Help to who? Can it help the 'right' people?

Blimey. I’m quite used to my policy ideas being roundly abused by one set of people or another – in fact it’s not a bad test of an idea’s salience: if no-one at all is outraged it’s probably a non-starter.

But I’m not sure I can remember a policy that has attracted quite such a thorough a kicking as George Osborne’s Help to Buy mortgage guarantee scheme.

We’ve always argued that profligate lending to struggling households desperate to get on the housing ladder was a bad idea. Irresponsible lending means borrowers stretch themselves to make the payments; house prices are artificially inflated, making the affordability crisis worse; banks pump more cash into inflating the bubble than into productive enterprises; interest rate policy is distorted by the need to keep mortgage holders afloat; and ultimately the entire economy is vulnerable to financial shocks and economic crisis.

This is not a prediction; it’s the history of the last fifteen years. And that’s why Shelter spent seven years campaigning for more responsible lending, which the Mortgage Market Review should finally institutionalise when it comes into force next year.

So you wouldn’t be surprised that we were less than impressed by Help to Buy. Nor that the IMF and the mortgage industry itself are pretty nervous about the risk of it becoming a government-backed sub-prime mortgage sector. And as a former boss of mine liked to ask, would you buy meat that was labelled ‘sub-prime’, even if it was George Osborne selling it?

It’s a bit more surprising when the Bank of England chief Mervyn King criticises government policy. And the Telegraph.  And the Daily Mail.

I don’t imagine our opposition, King’s ‘dead sheep savaging’, or even the IMF’s warnings, cause much anxiety among those behind the Help to Buy idea. But when The Sun, the Taxpayers Alliance and Migration Watch all line up to have a go, alarm bells must be going off.

I’d like to offer some support for this beleaguered idea. Within reason: as our video shows, pumping excess credit into inflated house prices is clearly unwise – but there might just be a beneficial side effect. Migration Watch don’t like Help to Buy because it might help foreigners to buy British homes.

Similarly Ministers insist that Help to Buy will not help second homeowners or buy to let landlords to outbid first time buyers – but have struggled to say how they’ll stop this from happening, causing Labour to dub it the ‘spare home subsidy’. To save the political skin of this flagship policy, the government will need to fix both problems.

Personally vetting every applicant is notoriously difficult, as is adding clauses to the sale documents that would restrict who can buy these homes. Restrictive covenants in leases are currently possible, but hard to enforce. And leaseholders’ enfranchisement rights make it even harder. These allow leaseholders to buy the freehold on their home – removing any restrictions included in the lease.

Without such workable restrictions there is a good chance that lots of public subsidy will go to the wrong people – those who are already well off, but fancy expanding their property portfolio with some generous government support.
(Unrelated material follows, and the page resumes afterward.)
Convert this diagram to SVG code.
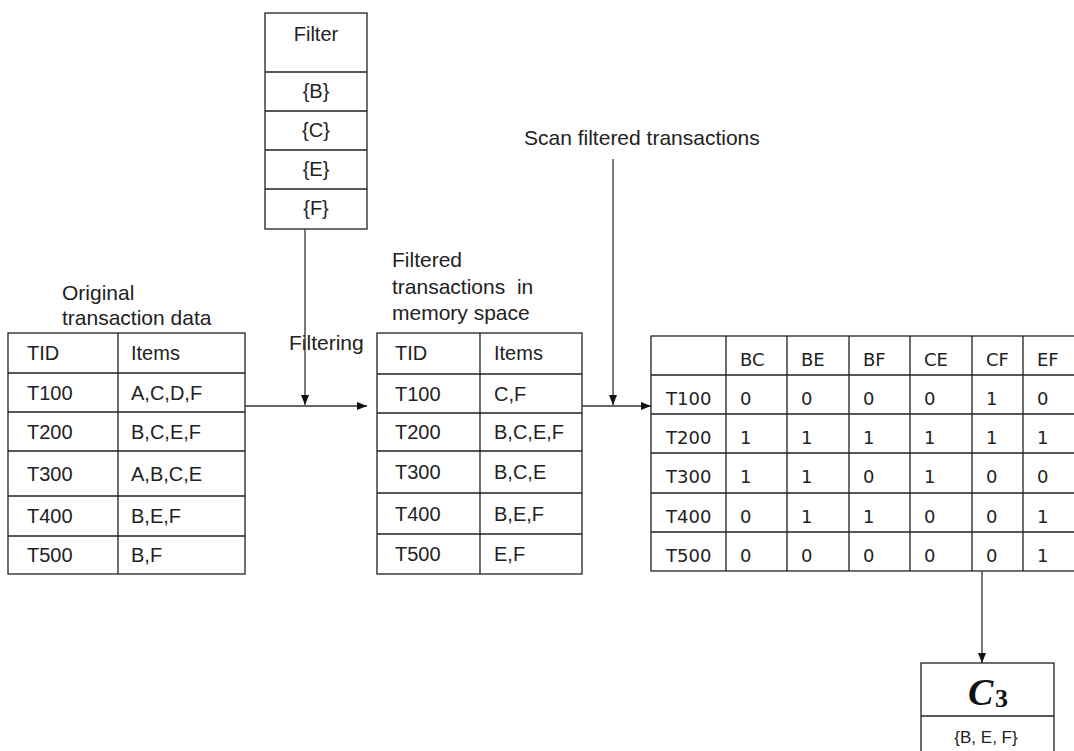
<svg xmlns="http://www.w3.org/2000/svg" width="1074" height="751" viewBox="0 0 1074 751">
<style>
.t{font-family:"Liberation Sans",Arial,sans-serif;font-size:20px;fill:#222}
.lbl{font-family:"Liberation Sans",Arial,sans-serif;font-size:21px;fill:#222;white-space:pre}
.m{font-family:"DejaVu Sans",sans-serif;font-size:18px;fill:#222}
.c{text-anchor:middle}
.box{fill:#fff;stroke:#222;stroke-width:1.3}
.ln{stroke:#222;stroke-width:1.3;fill:none}
.cn{stroke:#333;stroke-width:1.3;fill:none}
</style>
<defs>
<marker id="ah" viewBox="0 0 10 10" refX="10" refY="5" markerWidth="10" markerHeight="10" markerUnits="userSpaceOnUse" orient="auto">
<path d="M0,1 L10,5 L0,9 Z" fill="#111"/>
</marker>
</defs>
<rect width="1074" height="751" fill="#fff"/>

<g id="filter">
<rect class="box" x="265" y="13" width="102" height="216"/>
<path class="ln" d="M265,72H367M265,111H367M265,150H367M265,189H367"/>
<text class="t c" x="316" y="41">Filter</text>
<text class="t c" x="316" y="98">{B}</text>
<text class="t c" x="316" y="137">{C}</text>
<text class="t c" x="316" y="176">{E}</text>
<text class="t c" x="316" y="215">{F}</text>
</g>

<g id="labels">
<text class="lbl" x="62" y="300">Original</text>
<text class="lbl" x="62" y="325">transaction data</text>
<text class="lbl" x="392" y="267">Filtered</text>
<text class="lbl" x="392" y="294">transactions  in</text>
<text class="lbl" x="392" y="320">memory space</text>
<text class="lbl" x="524" y="145">Scan filtered transactions</text>
<text class="lbl" x="289" y="350">Filtering</text>
</g>

<g id="original">
<rect class="box" x="8" y="333" width="237" height="241"/>
<path class="ln" d="M118,333V574M8,373H245M8,412H245M8,451H245M8,496H245M8,536H245"/>
<text class="t" x="27" y="360">TID</text><text class="t" x="131" y="360">Items</text>
<text class="t" x="27" y="399.5">T100</text><text class="t" x="131" y="399.5">A,C,D,F</text>
<text class="t" x="27" y="438.5">T200</text><text class="t" x="131" y="438.5">B,C,E,F</text>
<text class="t" x="27" y="480.5">T300</text><text class="t" x="131" y="480.5">A,B,C,E</text>
<text class="t" x="27" y="523">T400</text><text class="t" x="131" y="523">B,E,F</text>
<text class="t" x="27" y="562">T500</text><text class="t" x="131" y="562">B,F</text>
</g>

<g id="filtered">
<rect class="box" x="377" y="333" width="205" height="241"/>
<path class="ln" d="M480,333V574M377,374H582M377,413H582M377,451H582M377,493H582M377,534H582"/>
<text class="t" x="395" y="360">TID</text><text class="t" x="494" y="360">Items</text>
<text class="t" x="395" y="400.5">T100</text><text class="t" x="494" y="400.5">C,F</text>
<text class="t" x="395" y="439">T200</text><text class="t" x="494" y="439">B,C,E,F</text>
<text class="t" x="395" y="479">T300</text><text class="t" x="494" y="479">B,C,E</text>
<text class="t" x="395" y="520.5">T400</text><text class="t" x="494" y="520.5">B,E,F</text>
<text class="t" x="395" y="561">T500</text><text class="t" x="494" y="561">E,F</text>
</g>

<g id="matrix">
<rect class="box" x="651" y="336" width="440" height="235"/>
<path class="ln" d="M726,336V571M787,336V571M849,336V571M910,336V571M972,336V571M1023,336V571M651,375H1080M651,414H1080M651,453H1080M651,493H1080M651,532H1080"/>
<text class="m" x="740" y="366">BC</text><text class="m" x="801" y="366">BE</text><text class="m" x="863" y="366">BF</text><text class="m" x="924" y="366">CE</text><text class="m" x="986" y="366">CF</text><text class="m" x="1037" y="366">EF</text>
<text class="m" x="666" y="405">T100</text><text class="m" x="740" y="405">0</text><text class="m" x="801" y="405">0</text><text class="m" x="863" y="405">0</text><text class="m" x="924" y="405">0</text><text class="m" x="986" y="405">1</text><text class="m" x="1037" y="405">0</text>
<text class="m" x="666" y="444">T200</text><text class="m" x="740" y="444">1</text><text class="m" x="801" y="444">1</text><text class="m" x="863" y="444">1</text><text class="m" x="924" y="444">1</text><text class="m" x="986" y="444">1</text><text class="m" x="1037" y="444">1</text>
<text class="m" x="666" y="483">T300</text><text class="m" x="740" y="483">1</text><text class="m" x="801" y="483">1</text><text class="m" x="863" y="483">0</text><text class="m" x="924" y="483">1</text><text class="m" x="986" y="483">0</text><text class="m" x="1037" y="483">0</text>
<text class="m" x="666" y="523">T400</text><text class="m" x="740" y="523">0</text><text class="m" x="801" y="523">1</text><text class="m" x="863" y="523">1</text><text class="m" x="924" y="523">0</text><text class="m" x="986" y="523">0</text><text class="m" x="1037" y="523">1</text>
<text class="m" x="666" y="562">T500</text><text class="m" x="740" y="562">0</text><text class="m" x="801" y="562">0</text><text class="m" x="863" y="562">0</text><text class="m" x="924" y="562">0</text><text class="m" x="986" y="562">0</text><text class="m" x="1037" y="562">1</text>
</g>

<g id="c3">
<rect class="box" x="921" y="663" width="133" height="120"/>
<path class="ln" d="M921,716H1054"/>
<text x="968" y="705" font-family="'Liberation Serif','Times New Roman',serif" font-size="38" font-weight="bold" font-style="italic" fill="#111">C</text>
<text x="995" y="707" font-family="'Liberation Serif','Times New Roman',serif" font-size="26" font-weight="bold" fill="#111">3</text>
<text class="c" x="986" y="743" font-family="'Liberation Sans',Arial,sans-serif" font-size="17" fill="#222">{B, E, F}</text>
</g>

<g id="connectors">
<path class="cn" d="M245,406H367" marker-end="url(#ah)"/>
<path class="cn" d="M305,229V405" marker-end="url(#ah)"/>
<path class="cn" d="M582,406H651" marker-end="url(#ah)"/>
<path class="cn" d="M613,159V405" marker-end="url(#ah)"/>
<path class="cn" d="M982,571V663" marker-end="url(#ah)"/>
</g>
</svg>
Even if the vetting process does work, there’s still the problem of the initial subsidy leaking out into the market: when that first buyer comes to sell their subsidised home, those best placed to buy it will be those with large amounts of equity already, not the next struggling first time buyer, who will need another slug of tax payer funded largesse.  It would be far better if the subsidy could stay attached to the home, making it cheaper for the next generation of buyers.

So before the scheme launches next year, my hope is that government will introduce a new legal mechanism keep these subsidised homes in the right hands – presumably by beefing up the law on restrictive covenants, so that enforceable restrictions can travel forward with the deeds for the home, and overcoming the problem of leaseholder enfranchisement.

This has long been a bug bear of the small but vibrant movement for alternative housing tenure models – such as Mutual Homeownership Trusts, Community Land Trusts, or Cohousing. Such models tend to rely in keeping assets out of the market to prevent subsidy leaking out and prices rising to unaffordable levels. The enfranchisement rules mean that leaseholders can almost always buy the freehold, capturing  the community interest for themselves and destroying the long term affordability.

So far the call for legal changes to solve this problem has been ignored by government. It would be a nice irony if George’s Sub-Prime Medicine turned out to be the thing that removed a major barrier to genuinely innovative approaches to solving the affordability crisis.